Gregorio Morales was born in Granada (Spain) 7 July 1952. His childhood was marked by the assassination of his grandfather, the republican lord mayor of a little village of the Province of Granada, during the Spanish Civil War. He wrote his first narratives before the age of 10. He studied Roman Philology in the University of Granada. He worked as a waiter and later in his life he became a professor of Spanish literature. In 1982, he moved to Madrid where he introduced himself in the circle of The Belles Arts founding the "Tertulia de Creadores" that received the highest representants of La Movida Madrileña (The Madrilene movement) in the Spanish post-modern age.

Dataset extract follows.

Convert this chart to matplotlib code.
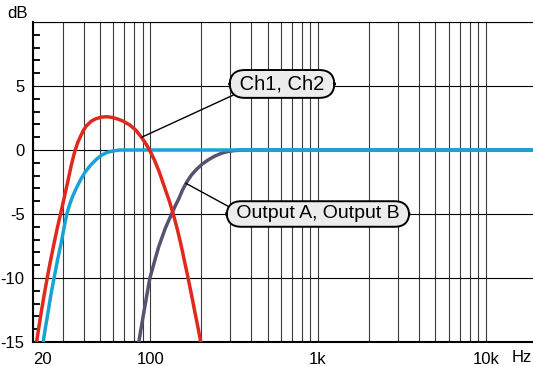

At this time he publishes his first novel Y Hesperia fue hecha (And Hesperia was done). In 1989 he publishes the novel that has been considered his masterpiece and one of the most relevant works in Spanish literature, La Cuarta Locura (The Fourth Madness). Antonio Muñoz Molina said that this novel was so dangerous that it could not be read with impunity. The dangers of the official culture make Morales take the initiative to found and to preside, in 1994, The Saloon of Independents, integrated by 60 writers from all over the country. Many of the members of this saloon defended the New Aesthetic and they decided to call them 'quantum aesthetics'. El Cadaver de Balzac, that Morales published in 1998, is the manifest of this movement. In 1999, the Quantum Aesthetics Group was founded. At the beginning of the 21st century, Gregorio Morales published some of his most emblematic novels, such as La individuación (Individuation), Puerta del Sol (The Sun Door) and Nómadas del tiempo. At the same time, the polemic surrounding the quantum aesthetics grows. Gregorio Morales is a numeral member of La Academia de Buenas Letras de Granada. And he writes a column in the local paper of Granada IDEAL. He is a compromised author and militant in the Republican Left in Spain.